[Begin]

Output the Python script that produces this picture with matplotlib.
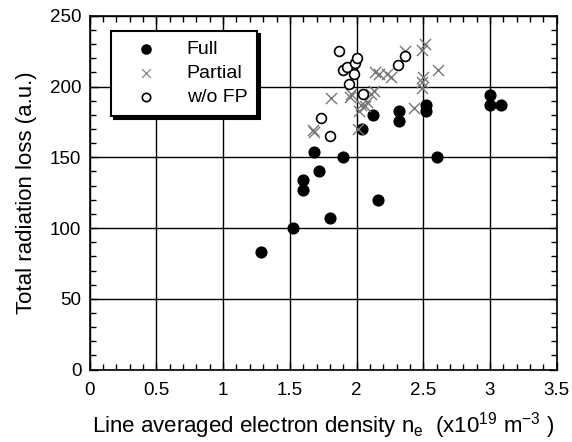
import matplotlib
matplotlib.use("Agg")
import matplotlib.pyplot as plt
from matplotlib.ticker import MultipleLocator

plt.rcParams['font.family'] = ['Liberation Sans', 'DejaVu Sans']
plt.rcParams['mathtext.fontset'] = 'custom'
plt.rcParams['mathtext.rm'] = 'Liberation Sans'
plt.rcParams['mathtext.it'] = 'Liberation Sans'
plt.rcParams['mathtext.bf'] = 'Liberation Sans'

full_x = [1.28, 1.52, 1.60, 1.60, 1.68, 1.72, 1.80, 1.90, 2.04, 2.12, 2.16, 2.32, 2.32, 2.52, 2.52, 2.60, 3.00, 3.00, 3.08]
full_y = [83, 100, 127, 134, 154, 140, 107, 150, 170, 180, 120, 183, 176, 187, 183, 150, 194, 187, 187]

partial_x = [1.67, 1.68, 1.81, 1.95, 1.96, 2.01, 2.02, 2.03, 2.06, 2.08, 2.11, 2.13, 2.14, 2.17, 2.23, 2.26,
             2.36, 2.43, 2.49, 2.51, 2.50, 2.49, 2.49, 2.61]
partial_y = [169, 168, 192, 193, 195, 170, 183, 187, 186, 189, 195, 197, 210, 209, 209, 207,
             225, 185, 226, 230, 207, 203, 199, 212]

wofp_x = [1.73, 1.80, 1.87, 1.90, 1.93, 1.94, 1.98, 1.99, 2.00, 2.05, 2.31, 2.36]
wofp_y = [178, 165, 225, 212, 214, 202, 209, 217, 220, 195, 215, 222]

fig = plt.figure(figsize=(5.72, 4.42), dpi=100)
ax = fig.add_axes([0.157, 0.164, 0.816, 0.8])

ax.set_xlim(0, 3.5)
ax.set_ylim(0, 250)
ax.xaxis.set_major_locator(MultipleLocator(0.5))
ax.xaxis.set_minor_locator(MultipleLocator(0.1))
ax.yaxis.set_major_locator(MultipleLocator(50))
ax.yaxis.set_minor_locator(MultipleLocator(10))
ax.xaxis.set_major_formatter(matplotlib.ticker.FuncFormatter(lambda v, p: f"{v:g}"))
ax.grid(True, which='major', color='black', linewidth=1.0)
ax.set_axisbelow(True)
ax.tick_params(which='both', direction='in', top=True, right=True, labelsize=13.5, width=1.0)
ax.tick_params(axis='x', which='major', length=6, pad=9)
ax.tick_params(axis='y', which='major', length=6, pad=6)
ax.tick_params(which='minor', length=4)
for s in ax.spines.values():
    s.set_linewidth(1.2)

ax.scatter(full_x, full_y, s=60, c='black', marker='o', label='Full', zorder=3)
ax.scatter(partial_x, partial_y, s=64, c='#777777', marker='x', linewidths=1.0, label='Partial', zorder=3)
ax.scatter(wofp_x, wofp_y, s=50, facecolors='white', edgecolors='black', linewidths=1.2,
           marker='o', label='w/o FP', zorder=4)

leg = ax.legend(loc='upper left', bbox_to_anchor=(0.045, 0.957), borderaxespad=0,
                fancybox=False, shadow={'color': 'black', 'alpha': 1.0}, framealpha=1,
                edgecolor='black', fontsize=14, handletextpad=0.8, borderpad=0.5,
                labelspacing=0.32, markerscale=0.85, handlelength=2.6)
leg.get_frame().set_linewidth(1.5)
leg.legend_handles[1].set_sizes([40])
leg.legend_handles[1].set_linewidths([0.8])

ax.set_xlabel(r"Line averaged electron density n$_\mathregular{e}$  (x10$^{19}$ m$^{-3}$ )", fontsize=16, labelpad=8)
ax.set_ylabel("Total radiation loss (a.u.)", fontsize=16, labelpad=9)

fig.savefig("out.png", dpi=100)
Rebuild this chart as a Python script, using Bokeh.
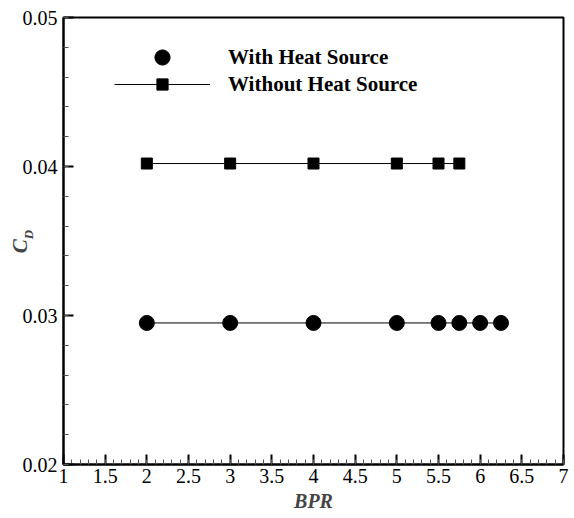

[End]

▸ Goal
Only the lines from the start of the entries above to the line containing "marker='o', label='w/o FP', zorder=4)" are to be given again, exactly and with both ends included; pictures are excluded.

▸ Full answer
Output the Python script that produces this picture with matplotlib.
import matplotlib
matplotlib.use("Agg")
import matplotlib.pyplot as plt
from matplotlib.ticker import MultipleLocator

plt.rcParams['font.family'] = ['Liberation Sans', 'DejaVu Sans']
plt.rcParams['mathtext.fontset'] = 'custom'
plt.rcParams['mathtext.rm'] = 'Liberation Sans'
plt.rcParams['mathtext.it'] = 'Liberation Sans'
plt.rcParams['mathtext.bf'] = 'Liberation Sans'

full_x = [1.28, 1.52, 1.60, 1.60, 1.68, 1.72, 1.80, 1.90, 2.04, 2.12, 2.16, 2.32, 2.32, 2.52, 2.52, 2.60, 3.00, 3.00, 3.08]
full_y = [83, 100, 127, 134, 154, 140, 107, 150, 170, 180, 120, 183, 176, 187, 183, 150, 194, 187, 187]

partial_x = [1.67, 1.68, 1.81, 1.95, 1.96, 2.01, 2.02, 2.03, 2.06, 2.08, 2.11, 2.13, 2.14, 2.17, 2.23, 2.26,
             2.36, 2.43, 2.49, 2.51, 2.50, 2.49, 2.49, 2.61]
partial_y = [169, 168, 192, 193, 195, 170, 183, 187, 186, 189, 195, 197, 210, 209, 209, 207,
             225, 185, 226, 230, 207, 203, 199, 212]

wofp_x = [1.73, 1.80, 1.87, 1.90, 1.93, 1.94, 1.98, 1.99, 2.00, 2.05, 2.31, 2.36]
wofp_y = [178, 165, 225, 212, 214, 202, 209, 217, 220, 195, 215, 222]

fig = plt.figure(figsize=(5.72, 4.42), dpi=100)
ax = fig.add_axes([0.157, 0.164, 0.816, 0.8])

ax.set_xlim(0, 3.5)
ax.set_ylim(0, 250)
ax.xaxis.set_major_locator(MultipleLocator(0.5))
ax.xaxis.set_minor_locator(MultipleLocator(0.1))
ax.yaxis.set_major_locator(MultipleLocator(50))
ax.yaxis.set_minor_locator(MultipleLocator(10))
ax.xaxis.set_major_formatter(matplotlib.ticker.FuncFormatter(lambda v, p: f"{v:g}"))
ax.grid(True, which='major', color='black', linewidth=1.0)
ax.set_axisbelow(True)
ax.tick_params(which='both', direction='in', top=True, right=True, labelsize=13.5, width=1.0)
ax.tick_params(axis='x', which='major', length=6, pad=9)
ax.tick_params(axis='y', which='major', length=6, pad=6)
ax.tick_params(which='minor', length=4)
for s in ax.spines.values():
    s.set_linewidth(1.2)

ax.scatter(full_x, full_y, s=60, c='black', marker='o', label='Full', zorder=3)
ax.scatter(partial_x, partial_y, s=64, c='#777777', marker='x', linewidths=1.0, label='Partial', zorder=3)
ax.scatter(wofp_x, wofp_y, s=50, facecolors='white', edgecolors='black', linewidths=1.2,
           marker='o', label='w/o FP', zorder=4)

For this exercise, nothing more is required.